BEGIN Source excerpt

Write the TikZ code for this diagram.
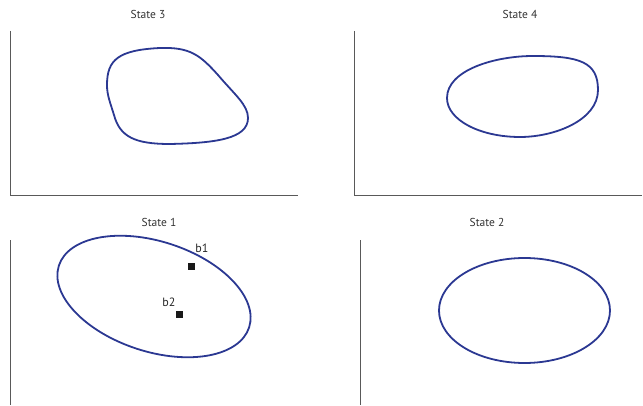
\documentclass[tikz,border=0pt]{standalone}
\usepackage{fontspec}
\setmainfont{PT Sans}
\begin{document}
\begin{tikzpicture}[x=1pt,y=1pt,
  axis/.style={draw=black!65,line width=1pt},
  curve/.style={draw=blobblue,line width=1.8pt},
  title/.style={text=black!80,font=\fontsize{11.5}{13}\selectfont,inner sep=0pt},
  lbl/.style={text=black!85,font=\fontsize{12}{13}\selectfont,inner sep=0pt},
  pt/.style={fill=black!90,minimum size=7pt,inner sep=0pt}]
\definecolor{blobblue}{RGB}{43,56,146}
\useasboundingbox (0,0) rectangle (643,405);
% titles
\node[title] (t3) at (148,391) {State 3};
\node[title] (t4) at (520,391) {State 4};
\node[title] (t1) at (159,183) {State 1};
\node[title] (t2) at (487,183) {State 2};
% axes
\draw[axis] (10,374) -- (10,209) -- (298,209);
\draw[axis] (354,374) -- (354,209) -- (642,209);
\draw[axis] (10,165) -- (10,0);
\draw[axis] (360,165) -- (360,0);
% State 3 blob
\draw[curve] (107,320) .. controls (107,345) and (118,355) .. (160,357)
  .. controls (190,358) and (200,350) .. (218,330)
  .. controls (235,310) and (248,300) .. (248,287)
  .. controls (248,266) and (215,262) .. (170,261)
  .. controls (135,261) and (120,268) .. (114,290)
  .. controls (110,303) and (107,310) .. (107,320) -- cycle;
% State 4 blob
\draw[curve] (447,307) .. controls (447,335) and (495,349) .. (533,349)
  .. controls (580,349) and (598,343) .. (598,315)
  .. controls (598,285) and (555,268) .. (520,268)
  .. controls (480,268) and (447,285) .. (447,307) -- cycle;
% State 1 ellipse
\draw[curve] (154,108.5) ellipse[x radius=100, y radius=55, rotate=-18];
% State 2 ellipse
\draw[curve] (524.5,94.5) ellipse[x radius=85.5, y radius=52.5];
% points
\node[pt] (b1) at (191,139) {};
\node[pt] (b2) at (179,91) {};
\node[lbl] (lb1) at (202,157) {b1};
\node[lbl] (lb2) at (169,103) {b2};
\end{tikzpicture}
\end{document}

END Source excerpt

__Exercise task__
Do not copy the pictures, but repeat every line exactly.

__Correct answer__
Write the TikZ code for this diagram.
\documentclass[tikz,border=0pt]{standalone}
\usepackage{fontspec}
\setmainfont{PT Sans}
\begin{document}
\begin{tikzpicture}[x=1pt,y=1pt,
  axis/.style={draw=black!65,line width=1pt},
  curve/.style={draw=blobblue,line width=1.8pt},
  title/.style={text=black!80,font=\fontsize{11.5}{13}\selectfont,inner sep=0pt},
  lbl/.style={text=black!85,font=\fontsize{12}{13}\selectfont,inner sep=0pt},
  pt/.style={fill=black!90,minimum size=7pt,inner sep=0pt}]
\definecolor{blobblue}{RGB}{43,56,146}
\useasboundingbox (0,0) rectangle (643,405);
% titles
\node[title] (t3) at (148,391) {State 3};
\node[title] (t4) at (520,391) {State 4};
\node[title] (t1) at (159,183) {State 1};
\node[title] (t2) at (487,183) {State 2};
% axes
\draw[axis] (10,374) -- (10,209) -- (298,209);
\draw[axis] (354,374) -- (354,209) -- (642,209);
\draw[axis] (10,165) -- (10,0);
\draw[axis] (360,165) -- (360,0);
% State 3 blob
\draw[curve] (107,320) .. controls (107,345) and (118,355) .. (160,357)
  .. controls (190,358) and (200,350) .. (218,330)
  .. controls (235,310) and (248,300) .. (248,287)
  .. controls (248,266) and (215,262) .. (170,261)
  .. controls (135,261) and (120,268) .. (114,290)
  .. controls (110,303) and (107,310) .. (107,320) -- cycle;
% State 4 blob
\draw[curve] (447,307) .. controls (447,335) and (495,349) .. (533,349)
  .. controls (580,349) and (598,343) .. (598,315)
  .. controls (598,285) and (555,268) .. (520,268)
  .. controls (480,268) and (447,285) .. (447,307) -- cycle;
% State 1 ellipse
\draw[curve] (154,108.5) ellipse[x radius=100, y radius=55, rotate=-18];
% State 2 ellipse
\draw[curve] (524.5,94.5) ellipse[x radius=85.5, y radius=52.5];
% points
\node[pt] (b1) at (191,139) {};
\node[pt] (b2) at (179,91) {};
\node[lbl] (lb1) at (202,157) {b1};
\node[lbl] (lb2) at (169,103) {b2};
\end{tikzpicture}
\end{document}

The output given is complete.